**DATA SEGMENT:**
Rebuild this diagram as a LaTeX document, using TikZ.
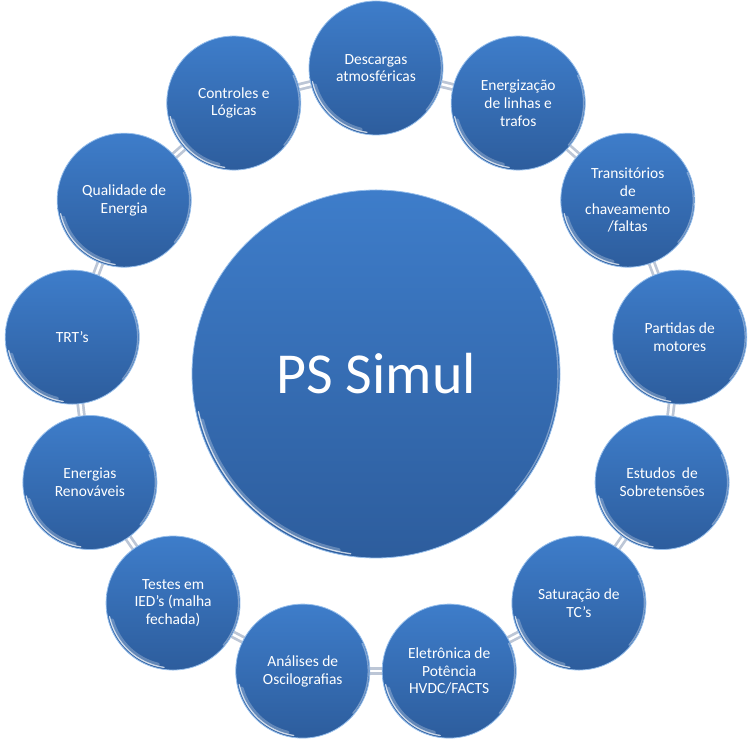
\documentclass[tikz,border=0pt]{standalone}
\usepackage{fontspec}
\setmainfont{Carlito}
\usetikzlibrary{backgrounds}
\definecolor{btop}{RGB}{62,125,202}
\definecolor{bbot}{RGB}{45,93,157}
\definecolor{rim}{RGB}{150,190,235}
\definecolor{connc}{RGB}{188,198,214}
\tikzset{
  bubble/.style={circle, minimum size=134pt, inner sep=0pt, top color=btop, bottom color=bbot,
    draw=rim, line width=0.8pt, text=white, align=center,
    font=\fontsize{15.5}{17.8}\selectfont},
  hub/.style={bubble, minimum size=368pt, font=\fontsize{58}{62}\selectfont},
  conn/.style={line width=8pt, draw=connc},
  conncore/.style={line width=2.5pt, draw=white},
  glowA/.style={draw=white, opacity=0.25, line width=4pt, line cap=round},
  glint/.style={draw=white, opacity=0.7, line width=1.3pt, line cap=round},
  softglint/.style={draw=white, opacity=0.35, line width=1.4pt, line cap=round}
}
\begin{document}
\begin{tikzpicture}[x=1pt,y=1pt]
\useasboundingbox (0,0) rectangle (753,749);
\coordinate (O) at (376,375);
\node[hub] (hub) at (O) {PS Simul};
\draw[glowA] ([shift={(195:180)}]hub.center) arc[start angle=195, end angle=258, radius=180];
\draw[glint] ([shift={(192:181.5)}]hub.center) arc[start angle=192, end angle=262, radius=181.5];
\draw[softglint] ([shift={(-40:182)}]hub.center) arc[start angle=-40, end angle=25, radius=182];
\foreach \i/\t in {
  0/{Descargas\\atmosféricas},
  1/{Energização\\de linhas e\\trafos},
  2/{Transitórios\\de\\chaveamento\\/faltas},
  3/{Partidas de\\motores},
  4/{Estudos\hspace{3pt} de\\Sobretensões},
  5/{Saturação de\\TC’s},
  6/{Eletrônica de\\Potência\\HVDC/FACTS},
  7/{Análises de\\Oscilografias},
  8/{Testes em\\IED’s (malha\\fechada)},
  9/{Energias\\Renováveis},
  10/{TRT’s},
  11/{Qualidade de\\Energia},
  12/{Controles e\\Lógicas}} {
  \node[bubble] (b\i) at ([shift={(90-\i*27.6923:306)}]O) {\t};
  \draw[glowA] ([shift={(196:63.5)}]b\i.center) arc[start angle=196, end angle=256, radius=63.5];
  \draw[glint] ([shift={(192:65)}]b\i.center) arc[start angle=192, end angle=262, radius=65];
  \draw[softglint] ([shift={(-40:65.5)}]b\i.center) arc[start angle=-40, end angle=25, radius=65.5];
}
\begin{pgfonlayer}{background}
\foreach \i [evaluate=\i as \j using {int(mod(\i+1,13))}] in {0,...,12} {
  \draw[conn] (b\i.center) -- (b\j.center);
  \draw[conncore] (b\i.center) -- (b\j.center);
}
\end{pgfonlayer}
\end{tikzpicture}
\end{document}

**YOUR TASK:** With the pictures left out, transcribe the material exactly.

**SOLUTION TO THE PROBLEM:**
Rebuild this diagram as a LaTeX document, using TikZ.
\documentclass[tikz,border=0pt]{standalone}
\usepackage{fontspec}
\setmainfont{Carlito}
\usetikzlibrary{backgrounds}
\definecolor{btop}{RGB}{62,125,202}
\definecolor{bbot}{RGB}{45,93,157}
\definecolor{rim}{RGB}{150,190,235}
\definecolor{connc}{RGB}{188,198,214}
\tikzset{
  bubble/.style={circle, minimum size=134pt, inner sep=0pt, top color=btop, bottom color=bbot,
    draw=rim, line width=0.8pt, text=white, align=center,
    font=\fontsize{15.5}{17.8}\selectfont},
  hub/.style={bubble, minimum size=368pt, font=\fontsize{58}{62}\selectfont},
  conn/.style={line width=8pt, draw=connc},
  conncore/.style={line width=2.5pt, draw=white},
  glowA/.style={draw=white, opacity=0.25, line width=4pt, line cap=round},
  glint/.style={draw=white, opacity=0.7, line width=1.3pt, line cap=round},
  softglint/.style={draw=white, opacity=0.35, line width=1.4pt, line cap=round}
}
\begin{document}
\begin{tikzpicture}[x=1pt,y=1pt]
\useasboundingbox (0,0) rectangle (753,749);
\coordinate (O) at (376,375);
\node[hub] (hub) at (O) {PS Simul};
\draw[glowA] ([shift={(195:180)}]hub.center) arc[start angle=195, end angle=258, radius=180];
\draw[glint] ([shift={(192:181.5)}]hub.center) arc[start angle=192, end angle=262, radius=181.5];
\draw[softglint] ([shift={(-40:182)}]hub.center) arc[start angle=-40, end angle=25, radius=182];
\foreach \i/\t in {
  0/{Descargas\\atmosféricas},
  1/{Energização\\de linhas e\\trafos},
  2/{Transitórios\\de\\chaveamento\\/faltas},
  3/{Partidas de\\motores},
  4/{Estudos\hspace{3pt} de\\Sobretensões},
  5/{Saturação de\\TC’s},
  6/{Eletrônica de\\Potência\\HVDC/FACTS},
  7/{Análises de\\Oscilografias},
  8/{Testes em\\IED’s (malha\\fechada)},
  9/{Energias\\Renováveis},
  10/{TRT’s},
  11/{Qualidade de\\Energia},
  12/{Controles e\\Lógicas}} {
  \node[bubble] (b\i) at ([shift={(90-\i*27.6923:306)}]O) {\t};
  \draw[glowA] ([shift={(196:63.5)}]b\i.center) arc[start angle=196, end angle=256, radius=63.5];
  \draw[glint] ([shift={(192:65)}]b\i.center) arc[start angle=192, end angle=262, radius=65];
  \draw[softglint] ([shift={(-40:65.5)}]b\i.center) arc[start angle=-40, end angle=25, radius=65.5];
}
\begin{pgfonlayer}{background}
\foreach \i [evaluate=\i as \j using {int(mod(\i+1,13))}] in {0,...,12} {
  \draw[conn] (b\i.center) -- (b\j.center);
  \draw[conncore] (b\i.center) -- (b\j.center);
}
\end{pgfonlayer}
\end{tikzpicture}
\end{document}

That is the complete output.